Rob Heverly, in a very interesting reply to my last post, focuses on the critical question regarding liability policy: who is in the best position to avert harm. Assuming a scenario where an adversary breaks in to Alice’s computer, and uses it as a launching pad for attacks that harm Bob, the critical question is whether Alice or Bob is better positioned to prevent the harm to Bob.

Mr. Heverly (I won’t call him Rob because that’s too close to my hypothetical Bob’s name; and it’s an iron rule in security discussions that the second party in any example must be named Bob) says that it will always be easier for Bob to protect himself from the attack than for Alice to block the attack by preventing the compromise of her machine. I disagree. It’s not that his general rule is always wrong; but I think it will prove to be wrong often enough that one will have to look at individual cases. To analyze a specific case, we’ll have to look at a narrow class of attacks, evaluate the effectiveness and cost of Bob’s countermeasures against that attack, and compare that evaluation to what we know about Alice’s measures to protect herself. The result of such an evaluation is far from clear, even for straightforward attack classes such as spamming and simple denial of service attacks. Given our limited understanding of security technology, I don’t think experts will agree on the answer.

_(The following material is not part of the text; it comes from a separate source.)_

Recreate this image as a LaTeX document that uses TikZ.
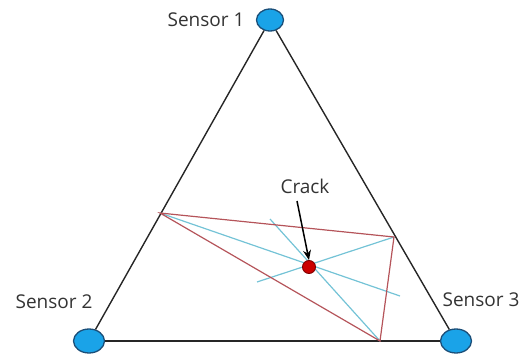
\documentclass[tikz,border=0pt]{standalone}
\usepackage{fontspec}
\setmainfont{Open Sans}
\usetikzlibrary{arrows.meta,shapes.geometric}
\definecolor{sensorblue}{HTML}{1AA3E8}
\definecolor{sensoredge}{HTML}{1B4E78}
\definecolor{redline}{HTML}{B5545A}
\definecolor{cyanline}{HTML}{74C3D6}
\begin{document}
\begin{tikzpicture}[x=1pt,y=-1pt,
  sensor/.style={ellipse,draw=sensoredge,fill=sensorblue,line width=1.3pt,
    minimum width=27pt,minimum height=22pt,inner sep=0pt},
  label/.style={font=\fontsize{19}{21}\selectfont,text=black!80},
  edge/.style={draw=black!85,line width=1.4pt},
  tri/.style={draw=redline,line width=1.2pt},
  ray/.style={draw=cyanline,line width=1.2pt},
  flow/.style={-{Stealth[length=3.5mm,width=2.8mm]},line width=1.5pt}]
\useasboundingbox (0,0) rectangle (523,356);
\node[sensor] (s1) at (270,20) {};
\node[sensor,minimum width=31pt,minimum height=24pt] (s2) at (89,341) {};
\node[sensor,minimum width=31pt,minimum height=24pt] (s3) at (456,341) {};
\node[label,anchor=east] (l1) at (248,20) {Sensor 1};
\node[label] (l2) at (54,302) {Sensor 2};
\node[label] (l3) at (481,300) {Sensor 3};
% points on the sides
\coordinate (pa) at (160,213);
\coordinate (pb) at (394,237);
\coordinate (pc) at (380,341);
\coordinate (ea) at (400,296);
\coordinate (eb) at (257,282);
\coordinate (ec) at (270,219);
\draw[edge] (s1) -- (s2);
\draw[edge] (s2) -- (s3);
\draw[edge] (s3) -- (s1);
\draw[ray] (pa) -- (ea);
\draw[ray] (pb) -- (eb);
\draw[ray] (pc) -- (ec);
\draw[tri] (pa) -- (pb) -- (pc) -- cycle;
\node[circle,draw=red!50!black,fill=red!80!black,line width=0.9pt,
  minimum size=13pt,inner sep=0pt] (crack) at (309,267) {};
\node[label] (cl) at (305,186) {Crack};
\coordinate (ct) at (297,201);
\draw[flow] (ct) -- (crack.north);
\end{tikzpicture}
\end{document}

So the underlying policy question – whether to hold Alice liable for harm to Bob – depends on technical considerations that we don’t yet understand. Ultimately, the right answer may be different for different types of attacks; but drawing complicated distinctions between attack classes, and using different liability rules for different classes, would probably make the law too complicated. At this point, we just don’t know enough to mess with liability rules for end-users.